__REQUEST__
Do not repeat pictures. Repeat exactly the lines of the listing below from its first line through the line with "from matplotlib.patches import".
=====
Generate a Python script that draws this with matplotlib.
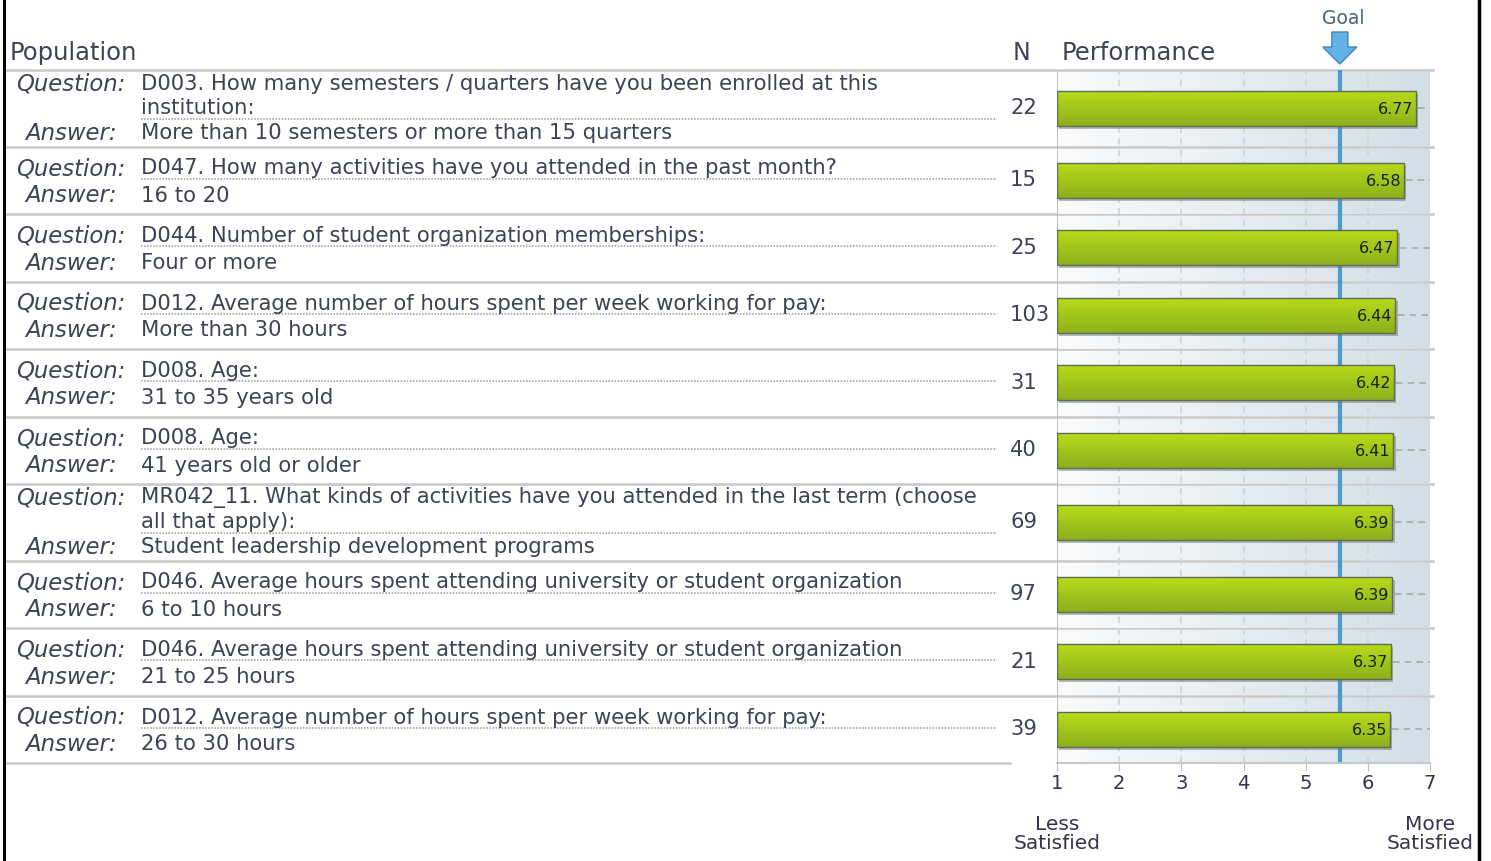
import numpy as np
import matplotlib.pyplot as plt
from matplotlib.patches import Rectangle, Polygon

# data
questions = [
    "D003. How many semesters / quarters have you been enrolled at this\ninstitution:",
    "D047. How many activities have you attended in the past month?",
    "D044. Number of student organization memberships:",
    "D012. Average number of hours spent per week working for pay:",
    "D008. Age:",
    "D008. Age:",
    "MR042_11. What kinds of activities have you attended in the last term (choose\nall that apply):",
    "D046. Average hours spent attending university or student organization",
    "D046. Average hours spent attending university or student organization",
    "D012. Average number of hours spent per week working for pay:",
]
answers = [
    "More than 10 semesters or more than 15 quarters",
    "16 to 20",
    "Four or more",
    "More than 30 hours",
    "31 to 35 years old",
    "41 years old or older",
    "Student leadership development programs",
    "6 to 10 hours",
    "21 to 25 hours",
    "26 to 30 hours",
]
n_values = [22, 15, 25, 103, 31, 40, 69, 97, 21, 39]
scores = [6.77, 6.58, 6.47, 6.44, 6.42, 6.41, 6.39, 6.39, 6.37, 6.35]
goal = 5.55
ticks = [1, 2, 3, 4, 5, 6, 7]

W, H = 1491, 861
TXT = '#3d4254'
fig = plt.figure(figsize=(W / 100, H / 100), dpi=100)
ax = fig.add_axes([0, 0, 1, 1])
ax.set_xlim(0, W)
ax.set_ylim(H, 0)
ax.axis('off')

# row layout in pixels
top0 = 70
heights = [76.5 if '\n' in q else 67.5 for q in questions]
tops = top0 + np.concatenate([[0], np.cumsum(heights)])
bottom = tops[-1]
centers = (tops[:-1] + tops[1:]) / 2

# bar axes, same pixel y coordinates
x1, x7 = 1057, 1430
bx = fig.add_axes([x1 / W, (H - bottom) / H, (x7 - x1) / W, (bottom - top0) / H])
bx.set_xlim(1, 7)
bx.set_ylim(bottom, top0)
bx.patch.set_alpha(0)

grad = np.linspace(0, 1, 256)[None, :, None]
c0 = np.array([0.98, 0.985, 0.99])
c1 = np.array([0.82, 0.87, 0.90])
bg = c0 + (c1 - c0) * grad
for t, b in zip(tops[:-1], tops[1:]):
    bx.imshow(bg, extent=[1, 7.05, b, t + 3], aspect='auto', zorder=0)

for v in ticks[1:-1]:
    bx.axvline(v, color='#cdd4d8', lw=1.2, ls=(0, (4, 3)), zorder=1)
bx.axvline(7.02, color='#8a8a8a', lw=1.2, ls=(0, (3, 2)), zorder=1)
bx.axvline(1, color='#c0c0c0', lw=1.5, zorder=1)
bx.axvline(goal, color='#4a9ccf', lw=3, zorder=2)

bar_h = 35
green = np.array([[0.72, 0.86, 0.10], [0.55, 0.69, 0.11]])
ggrad = green[0] + (green[1] - green[0]) * np.linspace(0, 1, 64)[:, None, None]
bars = bx.barh(centers, [s - 1 for s in scores], left=1, height=bar_h,
               color='none', edgecolor='#5f6b55', lw=1, zorder=4)
for bar, s, c in zip(bars, scores, centers):
    # shadow
    bx.add_patch(Rectangle((1.04, c - bar_h / 2 + 3), s - 1, bar_h,
                           color='#777777', alpha=0.5, lw=0, zorder=3))
    im = bx.imshow(ggrad, extent=[1, s, c + bar_h / 2, c - bar_h / 2],
                   aspect='auto', zorder=3.5)
    im.set_clip_path(bar)
    bx.plot([s + 0.04, 7], [c, c], color='#a8a8a8', lw=1.2, ls=(0, (4, 3)), zorder=2)
    bx.text(s - 0.04, c + 1, f'{s:.2f}', ha='right', va='center',
            fontsize=11.5, color='#1a1f0c', zorder=5)

bx.set_xticks(ticks)
bx.set_xticklabels([str(t) for t in ticks])
bx.set_yticks([])
bx.tick_params(axis='x', length=6, color='#c0c0c0', labelsize=14,
               labelcolor='#3a3050', pad=2)
for sp in ['top', 'left', 'right']:
    bx.spines[sp].set_visible(False)
bx.spines['bottom'].set_color('#c8c8c8')
bx.spines['bottom'].set_linewidth(1.5)

# table
fs = 15.2
ax.plot([5, 1433], [top0, top0], color='#c8c8c8', lw=1.8)
for t in tops[1:-1]:
    ax.plot([5, 1433], [t, t], color='#c8c8c8', lw=1.8)
ax.plot([5, 1010], [bottom, bottom], color='#c8c8c8', lw=1.8)

for q, a, n, t, b, c in zip(questions, answers, n_values, tops[:-1], tops[1:], centers):
    lines = q.split('\n')
    if len(lines) > 1:
        qy, step = t + 14, 24.5
    else:
        qy, step = t + 22, 27
    ax.text(71, qy, 'Question:', ha='center', va='center', style='italic',
            fontsize=fs + 1.2, color=TXT)
    for i, ln in enumerate(lines):
        ax.text(141, qy + i * step, ln, ha='left', va='center', fontsize=fs, color=TXT)
    ly = qy + (len(lines) - 1) * step
    ax.plot([141, 997], [ly + 10, ly + 10], color='#9a9a9a', lw=1.1, ls=(0, (1, 1)))
    ay = ly + step
    ax.text(71, ay, 'Answer:', ha='center', va='center', style='italic',
            fontsize=fs + 1.2, color=TXT)
    ax.text(141, ay, a, ha='left', va='center', fontsize=fs, color=TXT)
    ax.text(1010, c, str(n), ha='left', va='center', fontsize=fs, color=TXT)

# header
ax.text(10, 53, 'Population', ha='left', va='center', fontsize=17.5, color=TXT)
ax.text(1013, 53, 'N', ha='left', va='center', fontsize=17, color=TXT)
ax.text(1062, 53, 'Performance', ha='left', va='center', fontsize=17.5, color=TXT)

gx = x1 + (goal - 1) * (x7 - x1) / 6
ax.text(gx + 3, 18, 'Goal', ha='center', va='center', fontsize=13.5, color='#4a6275')
ax.add_patch(Polygon([[gx - 8, 32], [gx + 8, 32], [gx + 8, 47], [gx + 17, 47],
                      [gx, 64], [gx - 17, 47], [gx - 8, 47]],
                     closed=True, facecolor='#62b2e6', edgecolor='#3a86c2', lw=1))

ax.text(x1, 834, 'Less\nSatisfied', ha='center', va='center', fontsize=14.5,
        color='#3a3050', linespacing=1.05)
ax.text(x7, 834, 'More\nSatisfied', ha='center', va='center', fontsize=14.5,
        color='#3a3050', linespacing=1.05)

# borders
ax.plot([4, 4], [0, H], color='black', lw=2.2)
ax.plot([1479, 1479], [0, H], color='black', lw=2.5)

fig.savefig('out.png', dpi=100)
=====
__PROBLEM SOLUTION__
Generate a Python script that draws this with matplotlib.
import numpy as np
import matplotlib.pyplot as plt
from matplotlib.patches import Rectangle, Polygon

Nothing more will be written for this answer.